In the Vietnamese Central Highlands, a landscape approach is actively promoted through Verified Sourcing Area (VSA), where stakeholders ranging from local authorities to development agencies are starting to work together. Their aim is to establish locally adapted sustainability targets and verification schemes that will ideally be endorsed by private companies.

To ensure that the interests of farmers are protected, Dr Biénabe and her colleagues are looking at working with private companies to help farmers redesign their farming systems.

group of people smiling at camera beside sign
ACIAR and its Vietnam partners are working on two small research activities to help improve the sustainability of coffee and black pepper production.

This includes providing advice on ideal locations for planting pepper as well as understanding intercropping dynamics to ensure better resource use efficiency. It also includes empowering farmers with the technical capacity to address pressing issues such as soil-borne pests and diseases. Mr Nguyen Cong Chinh, a 38-year-old Vietnamese coffee and black pepper farmer, says he’s struggling with root rot disease. ‘I need to understand more about biological control in pests and diseases. How does it work?,’ he asks. Before the researchers can help farmers like Mr Nguyen through piloting farm trials, Dr Biénabe and her colleagues are busy consolidating existing knowledge and data, including from companies, on soil, farming systems and value chains.
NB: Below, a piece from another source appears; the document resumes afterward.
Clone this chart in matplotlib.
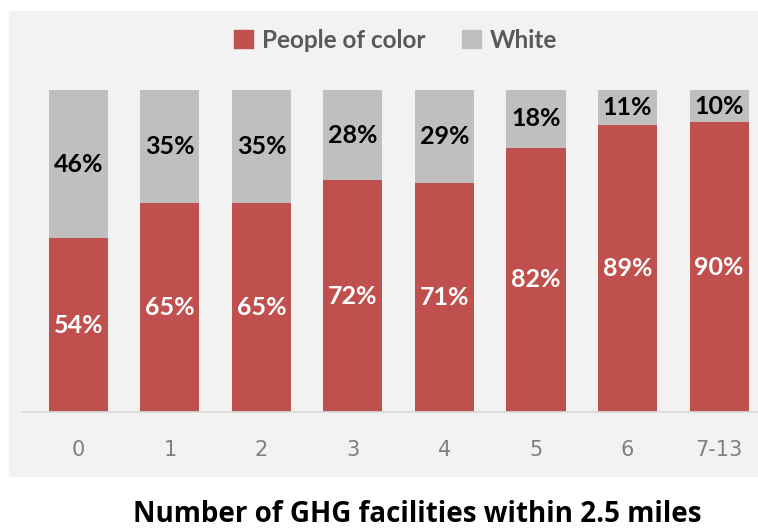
import matplotlib.pyplot as plt
from matplotlib.patches import Rectangle, Patch

# data
categories = ['0', '1', '2', '3', '4', '5', '6', '7-13']
people_of_color = [54, 65, 65, 72, 71, 82, 89, 90]
white = [46, 35, 35, 28, 29, 18, 11, 10]

red = '#C0504D'
grey = '#BFBFBF'

fig = plt.figure(figsize=(7.58, 5.29), dpi=100)
fig.patch.set_facecolor('white')

# light grey chart panel
fig.patches.append(Rectangle((9 / 758, 52 / 529), 1 - 9 / 758, 466 / 529,
                             transform=fig.transFigure, facecolor='#F2F2F2',
                             edgecolor='none', zorder=-10))

ax = fig.add_axes([22 / 758, 117 / 529, 736 / 758, 322 / 529])
ax.set_facecolor('none')

x = range(len(categories))
ax.bar(x, people_of_color, width=0.645, color=red, label='People of color')
ax.bar(x, white, width=0.645, bottom=people_of_color, color=grey, label='White')

for i in x:
    ax.text(i, people_of_color[i] / 2, f'{people_of_color[i]}%', ha='center', va='center',
            color='white', fontsize=18, fontweight='bold', family='Lato')
    ax.text(i, people_of_color[i] + white[i] / 2, f'{white[i]}%', ha='center', va='center',
            color='black', fontsize=18, fontweight='bold', family='Lato')

ax.set_xlim(-0.617, 7.426)
ax.set_ylim(0, 100)
ax.set_xticks(list(x))
ax.set_xticklabels(categories, color='#7F7F7F', fontsize=15, family='Liberation Sans Narrow')
ax.tick_params(axis='x', length=0, pad=20)
ax.set_yticks([])
for s in ['top', 'right', 'left']:
    ax.spines[s].set_visible(False)
ax.spines['bottom'].set_color('#D9D9D9')
ax.spines['bottom'].set_linewidth(1.2)

handles = [Patch(color=red, label='People of color'), Patch(color=grey, label='White')]
fig.legend(handles=handles, loc='center', bbox_to_anchor=(396 / 758, 1 - 40 / 529), ncol=2,
           frameon=False, handlelength=0.75, handleheight=0.75, handletextpad=0.4,
           columnspacing=1.5, prop={'family': 'Lato', 'weight': 'bold', 'size': 17.5},
           labelcolor='#595959')

fig.text(417 / 758, 1 - 515 / 529, 'Number of GHG facilities within 2.5 miles',
         ha='center', va='center', fontsize=20, fontweight='bold', family='Open Sans')

fig.savefig('out.png', dpi=100)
Unfortunately, progress is being hindered due to several factors. From the researchers’ perspective, one factor is that the data that companies do have are not necessarily robust since the information was collected for other purposes, says Dr Biénabe. The data might not include georeferences, and companies are reluctant to share sensitive information that might identify the specific farmers they are working with.

Another factor is the unforeseen need that private companies have for confidentiality agreements, which is taking time to negotiate. Nonetheless, at least one company has indicated an interest in engaging with ACIAR to work with researchers to improve value chains.

The world’s leader in flavour

McCormick & Company has sourced black pepper from Vietnam for more than 20 years. In its 2019 Purpose-Led Performance report, the US-headquartered company announced that by 2025 it would sustainably source 100% of its branded black pepper. ‘McCormick & Company has always been committed to doing what’s right for the communities where it sources its raw materials, and now we’re beginning to put that leadership at the forefront of our sustainability efforts,’ says Mr Gabriel Sarasin, a sustainability manager at McCormick.

In order to meet their goal, McCormick sources black pepper in Vietnam to ensure traceability back to farmers. This means the exporters McCormick works with are required to source an increasing proportion of black pepper directly from farmers. McCormick also works with other partners and suppliers to improve farmers’ agricultural practices and livelihoods. Mr Sarasin says a major problem for Vietnamese pepper farmers is maintaining good soil health to prevent pests and disease and increase yield.

But, due to a lack of research and development across the spice industry, there are not many effective solutions to address these issues. ‘We see a need to develop solutions across the industry and our partnership with ACIAR will be critical as we work to bring these solutions to farmers,’ Mr Sarasin says. After evidence-based best practices are identified they will be incorporated into McCormick’s supply chain.

ACIAR is currently working on formalising its relationship with McCormick, and Mr Sarasin sees the possibility of scaling up the current research program in the future. ‘The idea is to form a collaboration with ACIAR that will be not just for Vietnam but potentially broader in scope,’ he says.